Tuesday, February 23, 2010

Prepping for Cala baby

I shocked that I'm going to have a baby in 106 days, if she goes to her due date! This path has seemed long and unending & it leaves you disillusioned and some say pessimistic. I (and those who've lost, or struggled with IF) will say we're cautious and sometimes we just can't believe it's finally happening for us!

For those of you who are now pregnant, or awaiting your adopted child, who by the way is fully yours, you just were blessed with a special delivery agent, I say I know your trepidation, I echo your broken scared hearts, but I pray we all throw caution to the wind and BELIEVE we too are going to get our happy endings.

I'm trying that now! I've started looking for furniture for Cala and picking everything from pack-n-plays to bouncy seats to diaper bags!!!! I'm enjoying it, but I'll say Baby Mama helps! She texted today and said 'i'm excited for you to be a mommy'! That's a plus! Adoption can be amazing!!!

I had a friend message me today and she said something that I found profound about adoption. She said she's watched so many special friends suffer through infertility while she's watched such undeserving peolple have children over and over, but that maybe our infertility was God's way of getting certain very special babies to these very special families, that maybe otherwisewe wouldn't have considered it at all! True true Dr. Gardner, thanks for the insight!

God is good all the time. All the time God is good! (Though some days it's way harder to see til you're way on the other side!!)

Babydust and love to you all!!

Wednesday, January 20, 2010

Monkeys and Moving forward

So in my last post I think I mentioned that I had purchased the monkey stuff that I wanted to put in the baby's bathroom. Actually, I just wanted the monkey stuff regardless, but it has started a little trend, wherein I'm just picking up little things that will one day belong to our baby. I'm not sure where our baby is right now, or when we'll be united with him or her (we could care less about gender), but it's kinda fun to do a little prepping for that special happy day whenever it happens!!

So, I'm going to post some pics of the bathroom and the cutest little monkey that I picked up at Lifeway today, that I just couldn't pass up!

In doing these things I feel like I'm moving forward. In looking around Lifeway today I wasn't sad when I came across the baby stuff, I was hopeful. Hopeful that there is a baby out there that is supposed to be part of our family and I got a little giddy thinking about it! It will be sooo fun to decorate and celebrate something we've waited for and prayed for for so long. My poor baby will probably grow to hate monkeys since I think they're so cute, but I'll keep getting them until he/she is old enough to pick something new! Of course, if we end up with a boy I think we'll have some serious talks about an LSU nursery (but I have some great monkey stuff picked out if we are blessed with a girl!!).

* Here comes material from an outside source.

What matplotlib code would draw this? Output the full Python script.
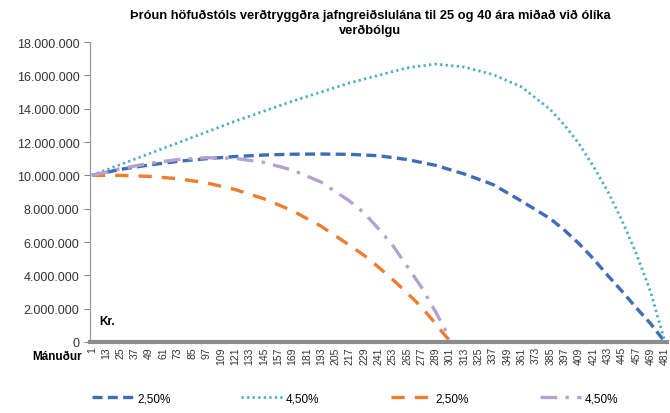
import matplotlib
matplotlib.use("Agg")
import matplotlib.pyplot as plt
from matplotlib.ticker import FuncFormatter

plt.rcParams['font.family'] = ['Liberation Sans', 'DejaVu Sans']

# months (40 year loans)
man_40 = [1, 25, 49, 73, 97, 121, 145, 169, 193, 217, 241, 265, 289, 313, 337, 361, 385, 397, 409,
          421, 433, 445, 457, 469, 481]
blue_25 = [10.0, 10.36, 10.62, 10.84, 11.0, 11.13, 11.22, 11.27, 11.28, 11.26, 11.18, 10.95, 10.6, 10.08,
           9.45, 8.45, 7.4, 6.7, 5.9, 5.0, 4.0, 3.05, 2.05, 1.1, 0.0]
aqua_45 = [10.0, 10.65, 11.3, 11.95, 12.6, 13.25, 13.85, 14.45, 15.0, 15.55, 16.0, 16.45, 16.68, 16.5,
           16.05, 15.3, 13.95, 13.0, 11.9, 10.55, 9.05, 7.3, 5.3, 3.0, 0.0]

# 25 year loans
man_25 = [1, 25, 49, 73, 97, 121, 145, 169, 193, 217, 229, 241, 253, 265, 277, 289, 295, 301]
orange_25 = [10.0, 10.0, 9.94, 9.8, 9.55, 9.15, 8.6, 7.88, 6.95, 5.8, 5.2, 4.5, 3.75, 2.95, 2.1, 1.1, 0.55, 0.05]
purple_45 = [10.0, 10.4, 10.72, 10.95, 11.06, 11.02, 10.78, 10.32, 9.6, 8.45, 7.75, 6.8, 5.8, 4.55, 3.3, 1.8, 1.0, 0.2]

xticks = list(range(1, 482, 12))

fig = plt.figure(figsize=(6.7, 4.14), dpi=100)
ax = fig.add_axes([0.134, 0.1715, 0.8615, 0.7245])

mil = 1e6
ax.plot(man_40, [v * mil for v in blue_25], color='#3F6DB5', lw=2.4, ls=(0, (3, 1.6)), label='2,50%')
ax.plot(man_40, [v * mil for v in aqua_45], color='#4BACC6', lw=2.0, ls=(0, (0.8, 1.2)), label='4,50%')
ax.plot(man_25, [v * mil for v in orange_25], color='#ED7D31', lw=2.4, ls=(0, (4, 3)), label='2,50%')
ax.plot(man_25, [v * mil for v in purple_45], color='#B3A2D0', lw=2.4, ls=(0, (5, 2.5, 1, 2.5)), label='4,50%')

ax.set_ylim(0, 18e6)
ax.set_xlim(-0.7, 482.7)
ax.set_yticks([i * 2e6 for i in range(10)])
ax.yaxis.set_major_formatter(FuncFormatter(lambda v, p: f"{int(v):,}".replace(",", ".")))
ax.set_xticks(xticks)
ax.set_xticklabels([str(t) for t in xticks], rotation=90, fontsize=7.5, color='#333333')
ax.tick_params(axis='x', length=0, pad=3)
ax.tick_params(axis='y', labelsize=9, colors='#333333', length=4, direction='out', color='#888888')

for s in ['top', 'right']:
    ax.spines[s].set_visible(False)
ax.spines['left'].set_color('#999999')
ax.spines['left'].set_linewidth(0.9)
ax.spines['bottom'].set_color('#8C8C8C')
ax.spines['bottom'].set_linewidth(3)

fig.text(0.552, 0.975, "Þróun höfuðstóls verðtryggðra jafngreiðsluléna til 25 og 40 ára miðað við ólíka\nverðbólgu".replace("luléna", "lulána"),
         ha='center', va='top', fontsize=9.3, fontweight='bold', linespacing=1.3)
fig.text(107 / 670, 1 - 322 / 414, "Kr.", ha='center', va='center', fontsize=8.5, fontweight='bold')
fig.text(82 / 670, 1 - 357 / 414, "Mánuður", ha='right', va='center', fontsize=8.5, fontweight='bold')

fig.legend(loc='lower center', bbox_to_anchor=(0.53, -0.005), ncol=4, frameon=False, fontsize=8.5,
           handlelength=3.5, columnspacing=6.0, handletextpad=0.3)

fig.savefig("out.png", dpi=100)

Sometimes it's so very hard to move forward when you feel so completely out of control, but I know that for today, that is what I need to do. It doesn't mean I don't miss my babies, or wish that things had turned out differently, but putting my focus elsewhere seems to be where God is calling me now.

Speaking of where God is calling me...Some of you know that my move was less than desireable on my part, but I will say with complete conviction now, that God has put me exactly where I'm meant to be for now!! Why do I say that?!? Well, this weekend I was part of a retreat to kick off a great girls youth ministry at the church here. We went out to a ranch, bunked up in cabins, had a guest speaker, no cell phone or electronics, great food, and just had girl/God time. It was glorious to say the least, and I felt very peaceful, like God had led me exactly where I am supposed to be (funny how that works!!). So, for now, while I am without my own biological children here on earth, I will love on these girls with all of the love that God puts in me!!